== INSTRUCTION ==
Say how many lines include "code", with no words around the number.

--------------------

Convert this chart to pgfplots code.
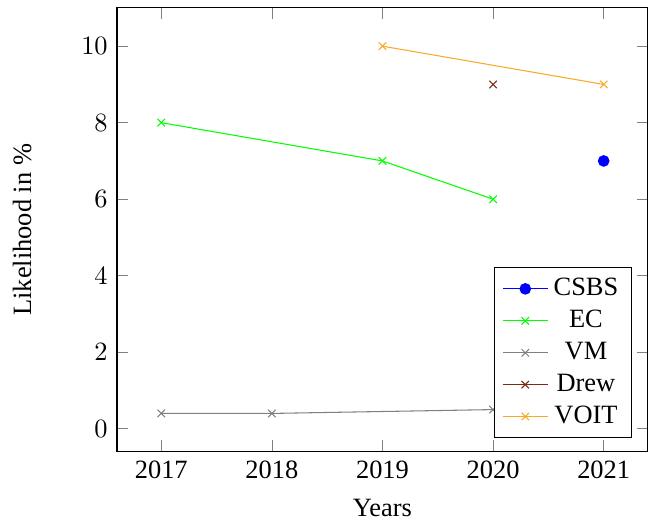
\documentclass[border=0pt]{standalone}
\usepackage{pgfplots}
\pgfplotsset{compat=1.18}
\usepackage{fontspec}
\setmainfont{Liberation Serif}
\definecolor{voit}{RGB}{250,168,40}
\definecolor{drew}{RGB}{125,40,20}
\begin{document}
\begin{tikzpicture}
\begin{axis}[
  scale only axis,
  width=201pt, height=168pt,
  xmin=2016.6, xmax=2021.4,
  ymin=-0.6, ymax=11,
  xtick={2017,2018,2019,2020,2021},
  xticklabels={2017,2018,2019,2020,2021},
  ytick={0,2,4,6,8,10},
  xlabel={Years},
  ylabel={Likelihood in $\%$},
  ylabel shift=12pt,
  xlabel shift=1pt,
  legend pos=south east,
  legend cell align=center,
]
\addplot[blue, mark=*] coordinates {(2021,7)};
\addlegendentry{CSBS}
\addplot[green, mark=x] coordinates {(2017,8) (2019,7) (2020,6)};
\addlegendentry{EC}
\addplot[gray, mark=x] coordinates {(2017,0.4) (2018,0.4) (2020,0.5)};
\addlegendentry{VM}
\addplot[drew, mark=x] coordinates {(2020,9)};
\addlegendentry{Drew}
\addplot[voit, mark=x] coordinates {(2019,10) (2021,9)};
\addlegendentry{VOIT}
\end{axis}
\path ([xshift=2.3pt,yshift=3pt]current axis.north east);
\path ([xshift=-44.3pt]current axis.west);
\end{tikzpicture}
\end{document}
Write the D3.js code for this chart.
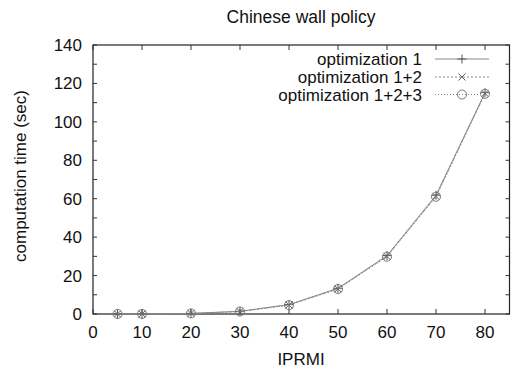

--------------------

== RESULT OF THIS TASK ==
2